• **Data rows**:
+===+

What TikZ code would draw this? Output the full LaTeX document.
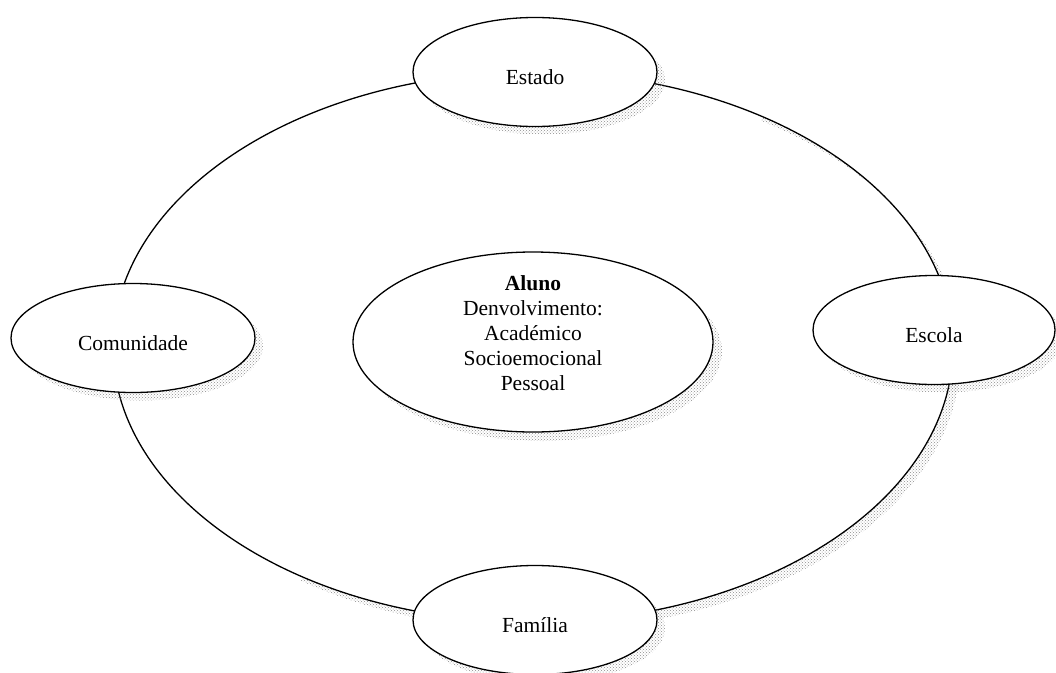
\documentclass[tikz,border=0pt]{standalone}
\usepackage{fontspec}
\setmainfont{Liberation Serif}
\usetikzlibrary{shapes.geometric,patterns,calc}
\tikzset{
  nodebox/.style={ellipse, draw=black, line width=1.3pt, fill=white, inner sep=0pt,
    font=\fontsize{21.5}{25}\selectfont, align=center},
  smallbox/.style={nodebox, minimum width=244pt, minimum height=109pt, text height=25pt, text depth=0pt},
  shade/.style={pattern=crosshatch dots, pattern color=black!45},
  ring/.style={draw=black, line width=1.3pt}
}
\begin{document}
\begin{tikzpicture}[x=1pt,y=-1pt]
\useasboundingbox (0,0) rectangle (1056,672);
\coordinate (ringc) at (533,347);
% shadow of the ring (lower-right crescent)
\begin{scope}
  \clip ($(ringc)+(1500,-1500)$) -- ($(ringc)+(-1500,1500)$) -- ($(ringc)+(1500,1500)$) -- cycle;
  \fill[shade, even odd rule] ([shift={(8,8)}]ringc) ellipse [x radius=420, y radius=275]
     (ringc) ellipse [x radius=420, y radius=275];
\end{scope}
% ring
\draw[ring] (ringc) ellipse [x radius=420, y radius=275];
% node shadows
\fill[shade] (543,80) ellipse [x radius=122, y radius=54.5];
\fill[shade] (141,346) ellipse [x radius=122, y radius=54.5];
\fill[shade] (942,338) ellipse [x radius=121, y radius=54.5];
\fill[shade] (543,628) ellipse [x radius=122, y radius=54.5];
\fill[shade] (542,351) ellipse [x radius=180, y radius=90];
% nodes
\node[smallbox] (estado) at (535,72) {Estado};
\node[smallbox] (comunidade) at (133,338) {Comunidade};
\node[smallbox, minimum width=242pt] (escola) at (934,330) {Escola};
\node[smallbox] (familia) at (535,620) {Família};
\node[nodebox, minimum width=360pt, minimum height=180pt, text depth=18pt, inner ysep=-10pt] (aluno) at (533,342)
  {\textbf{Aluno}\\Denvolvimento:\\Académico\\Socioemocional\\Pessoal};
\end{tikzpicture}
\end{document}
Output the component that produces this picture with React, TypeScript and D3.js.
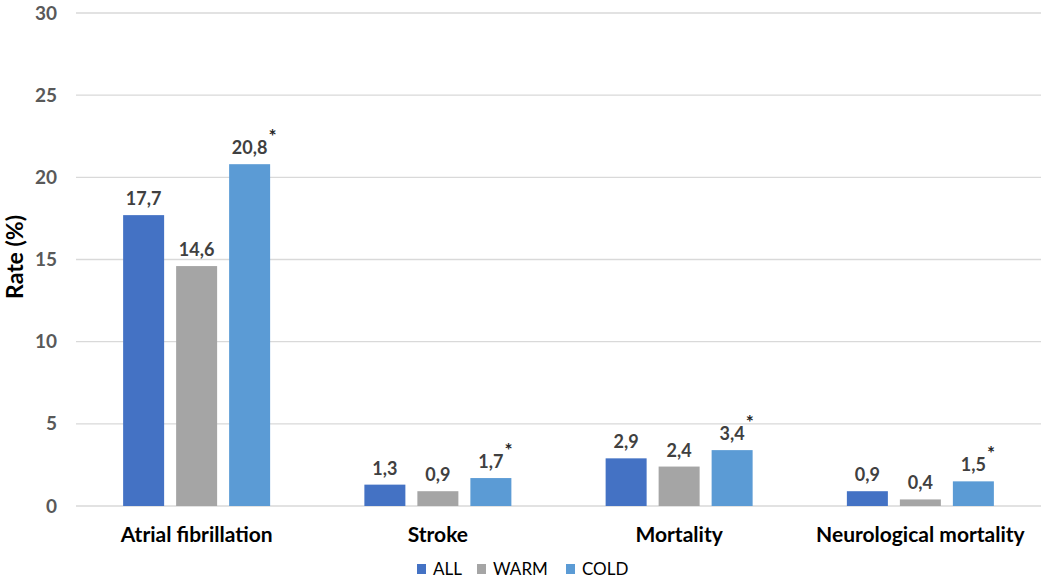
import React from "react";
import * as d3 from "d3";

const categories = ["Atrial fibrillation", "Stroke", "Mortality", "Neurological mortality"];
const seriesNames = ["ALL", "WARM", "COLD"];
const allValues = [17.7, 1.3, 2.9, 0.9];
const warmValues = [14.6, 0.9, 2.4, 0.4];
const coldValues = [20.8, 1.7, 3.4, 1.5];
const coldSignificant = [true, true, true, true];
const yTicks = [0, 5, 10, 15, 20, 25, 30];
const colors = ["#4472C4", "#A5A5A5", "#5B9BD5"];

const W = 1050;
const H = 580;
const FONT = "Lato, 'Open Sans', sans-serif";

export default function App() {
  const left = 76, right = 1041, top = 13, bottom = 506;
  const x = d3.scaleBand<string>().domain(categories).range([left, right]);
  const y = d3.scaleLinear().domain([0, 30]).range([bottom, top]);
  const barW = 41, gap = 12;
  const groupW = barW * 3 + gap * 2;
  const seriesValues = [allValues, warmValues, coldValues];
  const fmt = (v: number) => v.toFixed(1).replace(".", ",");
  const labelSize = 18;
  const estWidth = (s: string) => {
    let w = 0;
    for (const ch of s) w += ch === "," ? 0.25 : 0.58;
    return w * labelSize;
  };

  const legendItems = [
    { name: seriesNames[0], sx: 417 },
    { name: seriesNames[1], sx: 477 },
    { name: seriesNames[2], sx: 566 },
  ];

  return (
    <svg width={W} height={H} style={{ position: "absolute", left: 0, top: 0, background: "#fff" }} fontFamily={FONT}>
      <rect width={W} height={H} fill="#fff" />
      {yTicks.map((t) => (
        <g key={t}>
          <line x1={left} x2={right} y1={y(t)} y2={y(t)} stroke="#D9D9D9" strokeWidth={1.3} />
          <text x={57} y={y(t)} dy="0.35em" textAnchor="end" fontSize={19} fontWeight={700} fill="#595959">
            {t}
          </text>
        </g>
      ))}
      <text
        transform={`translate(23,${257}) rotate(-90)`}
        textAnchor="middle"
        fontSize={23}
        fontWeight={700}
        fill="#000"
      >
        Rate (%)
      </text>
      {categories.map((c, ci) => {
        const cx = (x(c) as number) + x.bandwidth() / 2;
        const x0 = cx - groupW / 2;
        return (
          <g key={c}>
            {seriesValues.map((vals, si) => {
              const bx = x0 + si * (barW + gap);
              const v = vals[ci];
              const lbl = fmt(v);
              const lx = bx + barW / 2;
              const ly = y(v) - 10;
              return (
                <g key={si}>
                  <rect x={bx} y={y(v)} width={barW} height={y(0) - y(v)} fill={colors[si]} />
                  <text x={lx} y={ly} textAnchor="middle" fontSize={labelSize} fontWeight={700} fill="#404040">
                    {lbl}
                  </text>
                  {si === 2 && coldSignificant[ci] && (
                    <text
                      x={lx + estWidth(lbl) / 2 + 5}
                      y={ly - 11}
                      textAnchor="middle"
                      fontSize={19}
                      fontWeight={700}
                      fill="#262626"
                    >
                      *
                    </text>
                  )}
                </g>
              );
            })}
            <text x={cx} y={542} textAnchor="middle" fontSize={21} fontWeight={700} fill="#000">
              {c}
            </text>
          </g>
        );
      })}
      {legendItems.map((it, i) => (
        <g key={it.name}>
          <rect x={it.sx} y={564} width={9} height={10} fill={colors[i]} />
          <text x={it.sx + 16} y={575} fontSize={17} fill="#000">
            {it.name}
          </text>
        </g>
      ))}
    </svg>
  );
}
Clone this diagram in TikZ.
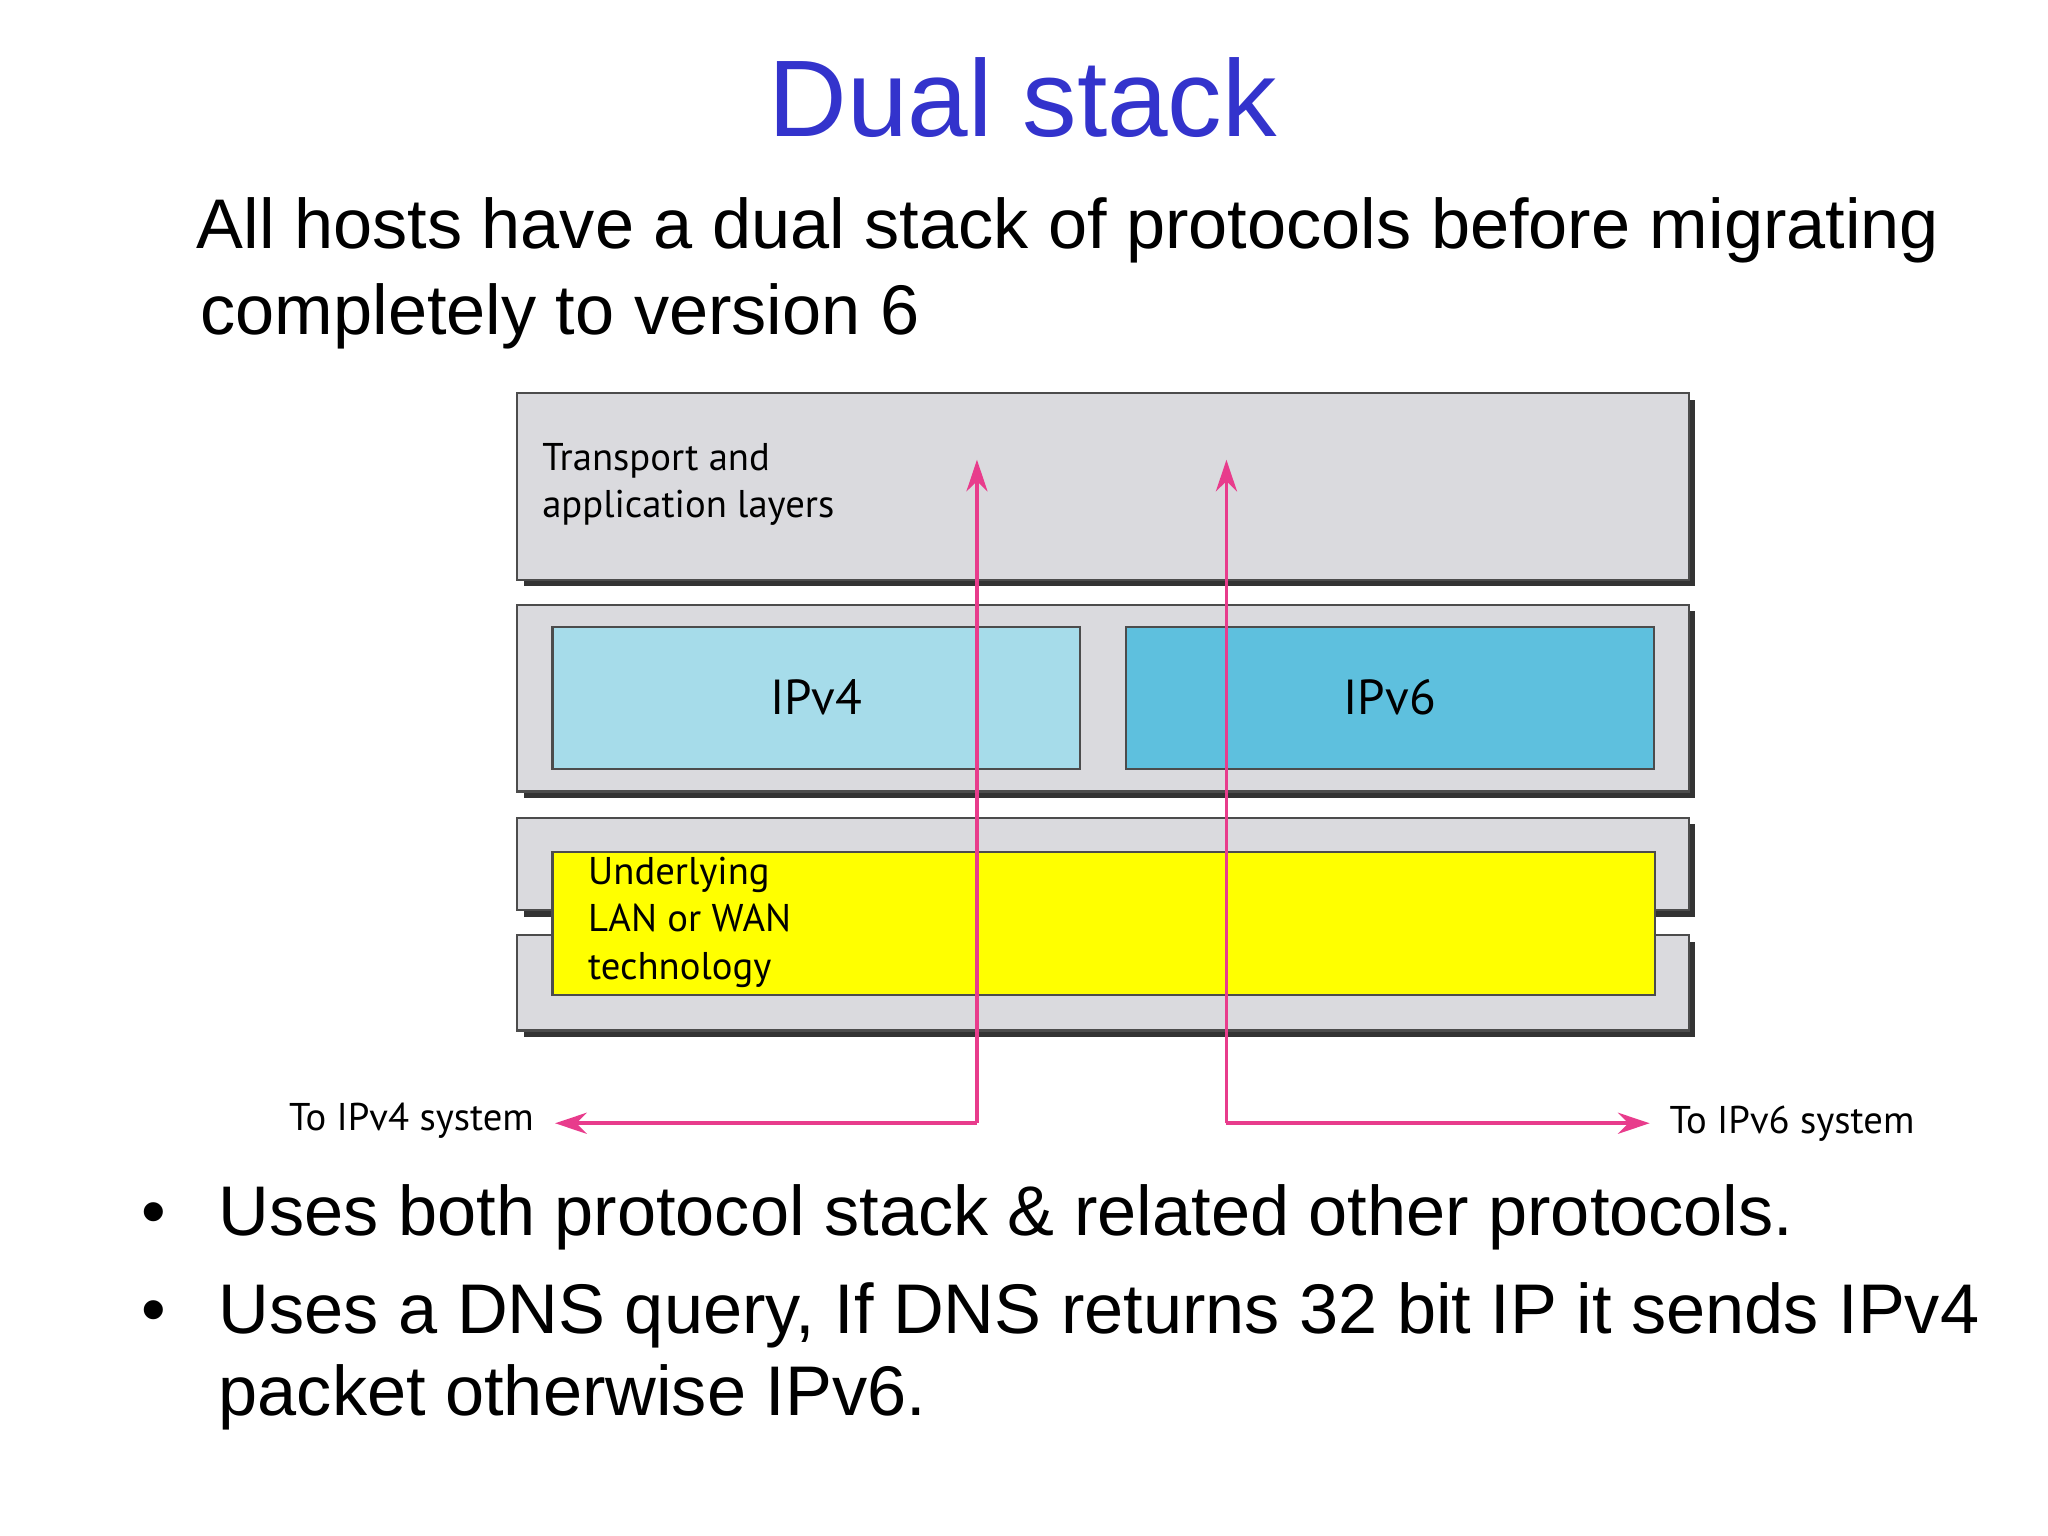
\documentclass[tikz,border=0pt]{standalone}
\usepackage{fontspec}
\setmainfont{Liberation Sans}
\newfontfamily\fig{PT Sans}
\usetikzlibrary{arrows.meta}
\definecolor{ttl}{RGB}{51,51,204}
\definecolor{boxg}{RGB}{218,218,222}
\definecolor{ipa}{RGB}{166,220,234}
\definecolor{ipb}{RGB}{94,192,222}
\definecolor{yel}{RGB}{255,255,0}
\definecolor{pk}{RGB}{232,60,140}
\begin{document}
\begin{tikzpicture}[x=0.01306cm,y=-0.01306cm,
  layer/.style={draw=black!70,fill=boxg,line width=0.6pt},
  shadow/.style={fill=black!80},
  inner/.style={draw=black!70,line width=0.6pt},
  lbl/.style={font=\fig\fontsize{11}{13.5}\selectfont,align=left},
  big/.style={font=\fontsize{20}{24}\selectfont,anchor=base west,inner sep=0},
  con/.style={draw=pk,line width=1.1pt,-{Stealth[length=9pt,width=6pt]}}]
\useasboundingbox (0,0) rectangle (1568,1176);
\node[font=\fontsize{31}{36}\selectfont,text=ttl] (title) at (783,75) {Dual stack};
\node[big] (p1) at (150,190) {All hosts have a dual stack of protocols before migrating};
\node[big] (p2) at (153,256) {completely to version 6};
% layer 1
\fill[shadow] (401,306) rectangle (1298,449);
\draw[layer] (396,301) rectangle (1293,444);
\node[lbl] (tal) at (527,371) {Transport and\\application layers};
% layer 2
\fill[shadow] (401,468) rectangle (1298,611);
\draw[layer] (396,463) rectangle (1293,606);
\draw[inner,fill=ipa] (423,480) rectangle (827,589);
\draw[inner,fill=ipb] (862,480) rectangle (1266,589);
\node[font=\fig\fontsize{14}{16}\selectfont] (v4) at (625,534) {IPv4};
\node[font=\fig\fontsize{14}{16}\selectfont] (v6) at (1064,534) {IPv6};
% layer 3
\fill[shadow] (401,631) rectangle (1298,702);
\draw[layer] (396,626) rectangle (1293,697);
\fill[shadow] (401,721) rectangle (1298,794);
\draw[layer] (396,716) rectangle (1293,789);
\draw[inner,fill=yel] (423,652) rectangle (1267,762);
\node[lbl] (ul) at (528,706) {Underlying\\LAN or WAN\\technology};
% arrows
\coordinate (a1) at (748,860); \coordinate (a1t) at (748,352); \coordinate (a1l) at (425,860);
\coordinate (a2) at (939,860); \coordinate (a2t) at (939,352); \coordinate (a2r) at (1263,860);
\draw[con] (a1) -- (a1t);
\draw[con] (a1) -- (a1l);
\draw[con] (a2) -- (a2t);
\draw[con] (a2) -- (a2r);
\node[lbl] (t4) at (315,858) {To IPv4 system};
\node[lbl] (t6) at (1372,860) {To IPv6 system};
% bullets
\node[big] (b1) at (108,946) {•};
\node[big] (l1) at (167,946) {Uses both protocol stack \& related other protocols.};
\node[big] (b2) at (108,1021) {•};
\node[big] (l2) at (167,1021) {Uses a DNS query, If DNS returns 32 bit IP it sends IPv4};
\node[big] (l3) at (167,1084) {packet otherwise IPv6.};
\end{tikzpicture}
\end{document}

+===+

• **Description of the task**:
Collect the complete line wherever the string "Output" appears in the records.

• **Solution**:
What TikZ code would draw this? Output the full LaTeX document.
Output the component that produces this picture with React, TypeScript and D3.js.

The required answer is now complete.